A matéria é do Blog do Dina:
Facções criminosas estão transformando a guerra pelo controle do crime no Rio Grande do Norte em uma disputa que vai além do território físico. O novo campo de batalha é simbólico — e a imprensa tornou-se uma peça central nesse tabuleiro.
A recente prisão de um homem fortemente armado, vestido com balaclava e roupa camuflada, em Natal, foi exibida pela afiliada do SBT. O conteúdo da reportagem é correto: ele portava uma pistola calibre .45 e, em depoimento à polícia, falou sobre o envio de criminosos da Rocinha para o estado, citou treinamentos e até o uso de fuzis.

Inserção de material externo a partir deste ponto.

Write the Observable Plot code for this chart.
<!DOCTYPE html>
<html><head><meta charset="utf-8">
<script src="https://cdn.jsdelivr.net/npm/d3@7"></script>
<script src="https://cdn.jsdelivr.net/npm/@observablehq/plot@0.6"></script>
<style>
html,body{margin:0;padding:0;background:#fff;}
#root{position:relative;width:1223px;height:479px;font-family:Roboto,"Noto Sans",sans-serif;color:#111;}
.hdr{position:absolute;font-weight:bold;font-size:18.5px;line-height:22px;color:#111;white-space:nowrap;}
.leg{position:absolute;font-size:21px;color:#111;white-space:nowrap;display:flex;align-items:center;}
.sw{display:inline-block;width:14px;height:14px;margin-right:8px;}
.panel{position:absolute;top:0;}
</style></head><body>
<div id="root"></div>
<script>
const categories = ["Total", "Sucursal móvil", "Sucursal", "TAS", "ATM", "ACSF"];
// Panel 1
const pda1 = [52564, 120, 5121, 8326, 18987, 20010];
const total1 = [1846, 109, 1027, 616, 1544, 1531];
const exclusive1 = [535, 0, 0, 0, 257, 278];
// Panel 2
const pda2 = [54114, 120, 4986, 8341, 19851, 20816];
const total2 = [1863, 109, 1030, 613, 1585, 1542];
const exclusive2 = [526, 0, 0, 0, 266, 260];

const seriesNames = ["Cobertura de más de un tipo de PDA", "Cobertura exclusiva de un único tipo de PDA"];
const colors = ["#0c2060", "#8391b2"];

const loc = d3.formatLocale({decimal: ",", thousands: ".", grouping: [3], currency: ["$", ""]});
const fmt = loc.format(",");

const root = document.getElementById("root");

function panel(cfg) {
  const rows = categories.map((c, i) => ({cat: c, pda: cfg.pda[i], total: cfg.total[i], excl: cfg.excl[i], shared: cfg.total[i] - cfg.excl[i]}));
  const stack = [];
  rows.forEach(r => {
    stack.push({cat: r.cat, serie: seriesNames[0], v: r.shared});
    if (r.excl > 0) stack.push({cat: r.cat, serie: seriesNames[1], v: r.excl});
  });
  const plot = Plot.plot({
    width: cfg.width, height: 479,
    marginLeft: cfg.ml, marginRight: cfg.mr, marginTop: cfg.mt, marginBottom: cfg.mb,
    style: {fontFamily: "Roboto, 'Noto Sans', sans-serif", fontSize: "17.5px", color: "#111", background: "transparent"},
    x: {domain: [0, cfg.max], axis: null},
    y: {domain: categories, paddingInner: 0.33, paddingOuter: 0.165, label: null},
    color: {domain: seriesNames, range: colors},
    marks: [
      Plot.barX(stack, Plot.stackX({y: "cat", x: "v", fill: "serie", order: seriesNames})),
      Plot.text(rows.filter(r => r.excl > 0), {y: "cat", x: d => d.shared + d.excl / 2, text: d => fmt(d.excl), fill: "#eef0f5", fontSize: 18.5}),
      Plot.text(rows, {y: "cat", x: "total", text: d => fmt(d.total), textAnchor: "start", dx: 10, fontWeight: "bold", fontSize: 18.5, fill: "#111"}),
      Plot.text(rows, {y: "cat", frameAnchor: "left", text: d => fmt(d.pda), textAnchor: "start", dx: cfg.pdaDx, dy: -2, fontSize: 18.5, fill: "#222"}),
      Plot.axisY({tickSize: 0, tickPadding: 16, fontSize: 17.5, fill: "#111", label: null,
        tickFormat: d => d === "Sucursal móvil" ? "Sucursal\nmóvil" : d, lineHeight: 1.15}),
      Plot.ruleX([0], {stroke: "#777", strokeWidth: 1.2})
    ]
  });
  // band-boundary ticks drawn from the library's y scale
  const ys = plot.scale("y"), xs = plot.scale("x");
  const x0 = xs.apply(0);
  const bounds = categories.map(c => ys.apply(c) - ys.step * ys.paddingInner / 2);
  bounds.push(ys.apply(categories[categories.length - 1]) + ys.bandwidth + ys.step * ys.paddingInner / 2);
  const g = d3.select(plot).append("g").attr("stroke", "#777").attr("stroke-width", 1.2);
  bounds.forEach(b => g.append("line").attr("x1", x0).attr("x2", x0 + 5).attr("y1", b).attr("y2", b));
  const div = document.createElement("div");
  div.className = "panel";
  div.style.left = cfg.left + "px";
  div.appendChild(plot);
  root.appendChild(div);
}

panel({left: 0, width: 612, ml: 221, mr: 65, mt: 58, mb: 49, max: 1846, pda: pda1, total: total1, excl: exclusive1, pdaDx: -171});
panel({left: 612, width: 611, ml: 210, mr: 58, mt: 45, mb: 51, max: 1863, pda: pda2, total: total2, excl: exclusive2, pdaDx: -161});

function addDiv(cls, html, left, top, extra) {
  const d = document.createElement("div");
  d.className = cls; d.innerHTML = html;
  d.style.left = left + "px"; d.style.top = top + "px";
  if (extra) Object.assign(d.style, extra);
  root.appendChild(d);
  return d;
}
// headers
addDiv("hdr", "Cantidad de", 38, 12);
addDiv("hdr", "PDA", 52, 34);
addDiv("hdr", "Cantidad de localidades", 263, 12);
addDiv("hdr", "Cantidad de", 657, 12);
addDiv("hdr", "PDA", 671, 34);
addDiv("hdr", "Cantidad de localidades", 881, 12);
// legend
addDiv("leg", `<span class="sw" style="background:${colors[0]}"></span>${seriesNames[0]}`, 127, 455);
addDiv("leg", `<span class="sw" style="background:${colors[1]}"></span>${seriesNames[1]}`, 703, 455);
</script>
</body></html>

Mas é exatamente aí que mora o problema.
Propaganda travestida de informação
Armas longas como fuzis envolvem operações de alto sigilo e logística complexa. Nenhum integrante experiente de facção — e ainda menos alguém preso em flagrante — revelaria abertamente rotas de tráfico ou planos operacionais em um depoimento. Essa fala, portanto, não se dirige às autoridades. Ela mira outro público: a sociedade.
A principal função da declaração não foi informar, mas gerar impacto. Criar manchetes. Espalhar medo. Usar a imprensa como canal involuntário de propaganda. Ao afirmar que o Comando Vermelho estaria enviando homens e armamentos, o detido não apenas forja uma ideia de expansão, mas também planta o pânico — e o medo, nesse contexto, é território.
A nova fase da guerra é simbólica
O crime quer mais do que controle físico. Quer legitimidade, atenção e opinião pública. Quer parecer maior do que realmente é. Essa guerra é também de narrativas — e as facções estão aprendendo a manipular a cobertura midiática como instrumento estratégico.
Nesse cenário, até mesmo uma reportagem fiel aos fatos pode, inadvertidamente, servir ao plano de comunicação do crime. A prisão, em vez de demonstrar fragilidade, é moldada como símbolo de poder.
Quando o silêncio diz mais do que a fala
A segurança pública precisa estar atenta: quando um criminoso fala demais, nem sempre está falando com a polícia — mas com a população. A imprensa deve continuar seu papel fundamental de informar, mas com consciência do risco de amplificar discursos pensados para intimidar e manipular.
O vácuo de poder e o novo império do crime
O atual cenário em Natal tem raízes no esvaziamento da facção Sindicato do RN. A transferência de suas lideranças para presídios federais abriu espaço para a movimentação do Comando Vermelho. Sem um comando central, o “trono do crime” ficou vago — e a disputa por ele se intensificou em novas formas: menos ostensivas, mais simbólicas e ainda mais perigosas.
A resposta do Estado
Frente à ameaça, o Estado intensificou o patrulhamento em regiões estratégicas como Guarapes, Felipe Camarão e Cidade Nova. A política de isolamento total de lideranças e ações integradas entre as forças de segurança foram adotadas como resposta. A mensagem é clara: assumir o controle do tráfico não será fácil, e o preço será alto — até mesmo para quem articula nas sombras.
A economia do crime: postos de combustíveis na mira
Além da violência direta, a atenção da inteligência policial também se voltou para o fluxo de dinheiro. Uma rede de postos de combustíveis, com expansão suspeita, passou a ser investigada como possível meio de lavagem de dinheiro do tráfico. Com vínculos indiretos a nomes do crime, essas operações podem sustentar financeiramente o novo império criminoso. O poder, hoje, se constrói tanto com armas quanto com capital disfarçado de gasolina.